Carbon dioxide (CO2) constitutes the largest fraction of greenhouse gases (GHG), which are widely believed to be a major contributor to climate change. As such, significant research and development effort has been dedicated to reduce and/or eliminate emissions of CO2 into the atmosphere. Combustion of fossil fuels, especially coal, in electricity generating power plants is a significant source of CO2. To date, post-combustion CO2 removal from the stack gases via deployment of aqueous amine-based absorber-stripper technology is the only commercially available option, which is applicable to new units as well as to retrofitting the existing plants.
The stack gas of a modern gas turbine combined cycle (GTCC) power plant with advanced F, H or J class units contains about 4% CO2 by volume at near-atmospheric pressure (about 4.5% on a dry basis). Low flue gas pressure and density result in large volume flows requiring large piping, ducts and equipment, which are reflected in plant footprint and total installed cost. The only commercially available absorbents active enough for recovery of dilute CO2 at very low partial pressures are aqueous solutions of alkanolamines such as monoethanolamine (MEA), diethanolamine (DEA), methyl-diethanolamine (MDEA) and the newly developed sterically hindered amines (e.g., piperazine).
In a fossil fuel-fired power plant with post-combustion capture, a continuous scrubbing system is used to separate the CO2 from the flue gas stream by chemical absorption. The system consists of two main components:                an absorber in which the CO2 is removed, and        a regenerator (stripper) in which the CO2 is released in a concentrated form and the solvent is recovered.        
Prior to the CO2 removal, the flue gas (at around 90° C. at the heat recovery steam generator (HRSG) stack for the most efficient GTCC power plants) is typically cooled to about 50° C. and then treated to reduce particulates, that cause operational problems, and other impurities, which would otherwise cause costly loss of the solvent (e.g., in a direct contact cooler or “quench tower”). The amine solvent absorbs the CO2 (together with traces of NOx) by chemical reaction to form a loosely bound compound. A booster fan (blower) is needed to overcome the pressure loss in the capture plant and is a significant (parasitic) power consumer.

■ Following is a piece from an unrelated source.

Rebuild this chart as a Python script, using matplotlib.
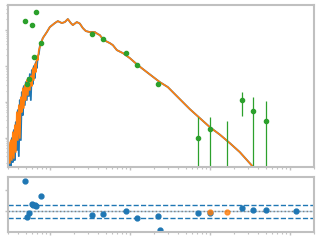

The largest power consumption by the amine system is due to the large amount of heat required to regenerate the solvent. The temperature level for regeneration is normally around 120° C. This heat is typically supplied by steam extracted from the bottoming cycle and reduces steam turbine power output and, consequently, net efficiency of the GTCC plant significantly.
As for all other carbon capture technologies, electrical power is consumed to compress the captured CO2 for transportation to the storage site and injection into the storage cavern.
Technologies for gas sweetening and syngas purification using alkanolamines have been extensively utilized in the chemical process industry (CPI) over the past century. Nevertheless, large-scale recovery of CO2 from flue gas poses several serious challenges. Most important of these (for a GTCC plant), e.g., low CO2 partial pressure and high regeneration energy, have already been mentioned. In addition, oxygen in the flue gas (about 12% by volume at the HRSG stack) can cause corrosion and solvent degradation (due to the absence of many impurities, which are amply present in coal-fired power plant flue gases, e.g., SOx (negligible), soot, fly ash and mercury, arguably the only significant degrading agent in GTCC flue gas is oxygen). While inhibitors have been reasonably effective in mitigating these effects, the need for continuous removal of unavoidable solution contaminants adds to operating costs.
Thus, in a natural gas-fired GTCC framework, post-combustion CO2 capture plant design challenges are as follows:                to minimize regeneration energy by selecting a solvent with a relatively low reaction energy;        to use the lowest possible exergy steam extraction to provide the requisite energy;        to cool the gas turbine exhaust gas to the lowest possible temperature in the HRSG;        to maximize the CO2 content of the HRSG stack gas; and        to minimize the O2 content of the HRSG stack gas.